Alex Gordon KC Royals
Alex Gordon led the Kansas City Royals in the 2014 regular season with 19 home runs. Reuters/Tommy Gilligan-USA TODAY Sports

The 2014 MLB playoffs have provided a different feel from recent seasons. In addition to new teams like the Kansas City Royals and Baltimore Orioles fighting for a spot in the World Series, the way games are being won has changed.

No longer is the league dominated by teams with sluggers who hit home runs left and right. In the post-steroid era, the strategy of winning with “small ball” is making a comeback.

The Kansas City Royals are the epitome of a team that is winning with this new brand of baseball. In the regular season, they finished dead last in the Majors with just 95 homers, yet they still finished 17th in total runs. Through three games in the ALCS, the Royals are undefeated in the playoffs and just one victory away from reaching their first World Series since 1985.

It’s not just the Royals who have reached this point by not being a great home-run hitting team. The St. Louis Cardinals are in the NLCS for a fourth straight season, and finished 29th in homers (105), and the only team ahead of the Royals. The San Francisco Giants are looking to reach their third World Series in five season, having ranked just 17th in home runs.
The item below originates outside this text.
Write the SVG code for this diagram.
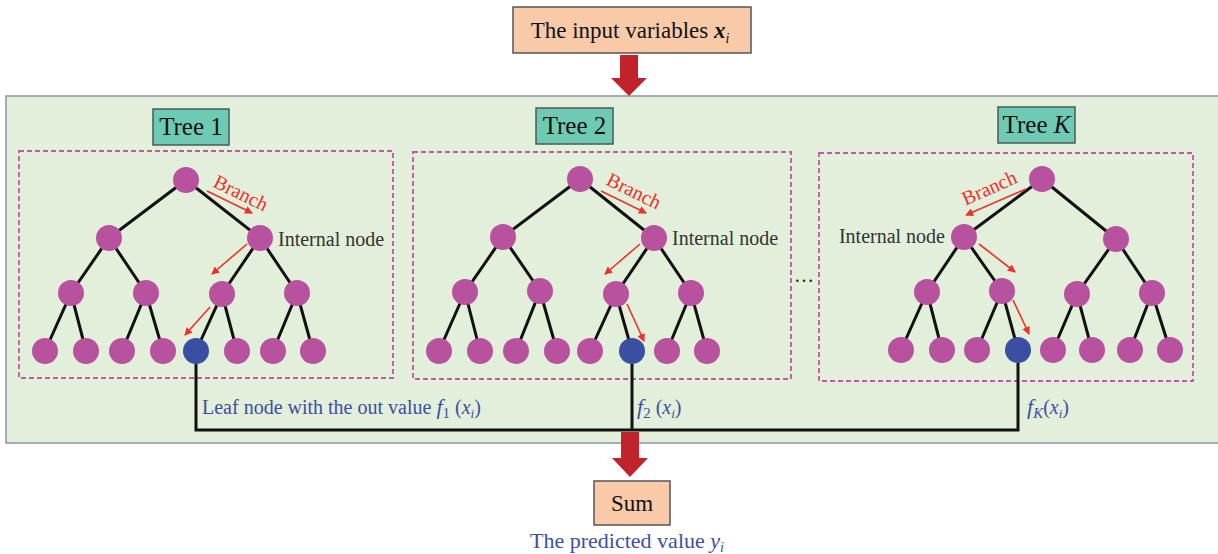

While teams in 2014 have found a way to go deep in the postseason without hitting home runs, clubs that did the same 10 years ago found themselves with no chance of playing in October. In 2004, the teams that ranked in the bottom three in home runs all finished in last place in their respective divisions, winning an average of 62 games.

Even five years ago, the most successful teams were the ones that hit the ball out of the ballpark. The New York Yankees and Philadelphia Phillies met in the World Series in 2009, ranking No.1 and No.2 in home runs.

Overall, it’s become much more difficult for MLB teams to score. In the 2014 regular season, teams averaged 4.07 runs and 0.86 homers per game, with an OPS of .700. Ten years earlier, the average team scored 4.81 runs per game, while hitting 1.12 homers each contest, along with a .763 OPS.

Because teams are having more trouble getting on base, they’ve had to be more creative in finding ways to score. Even though the average on-base percentage has dropped from .335 to .314 in the last 10 seasons, the number of stolen bases has increased. In their seven postseason wins, the Royals have stolen 13 bases.

However, the four teams still alive in the playoffs have used the long ball to their advantage. Both the Royals and Cardinals have seen a power surge in recent games, and the Orioles are in the hunt after leading the league in regular-season homers.

The importance of the home run, though, has certainly diminished. Kansas City’s increase in power has only resulted in eight home runs in seven games, and Baltimore’s 211 regular-season homers are fewer than the totals of seven teams from 2004.

Most of this year's playoff games have been low-scoring. Of the 20 divison series and championship series contests, 12 games have featured five or fewer total runs.

In the steroid era, small-market teams like the Royals had little chance to compete, as the bigger market clubs snatched up the league’s top sluggers. Kansas City doesn’t even have a player that ranked in the top 50 of the league’s home run hitters, but the new era of baseball doesn’t require that to compete for a championship.

While the amount of home runs continues to decrease each year, the number of teams with a chance to win should keep growing.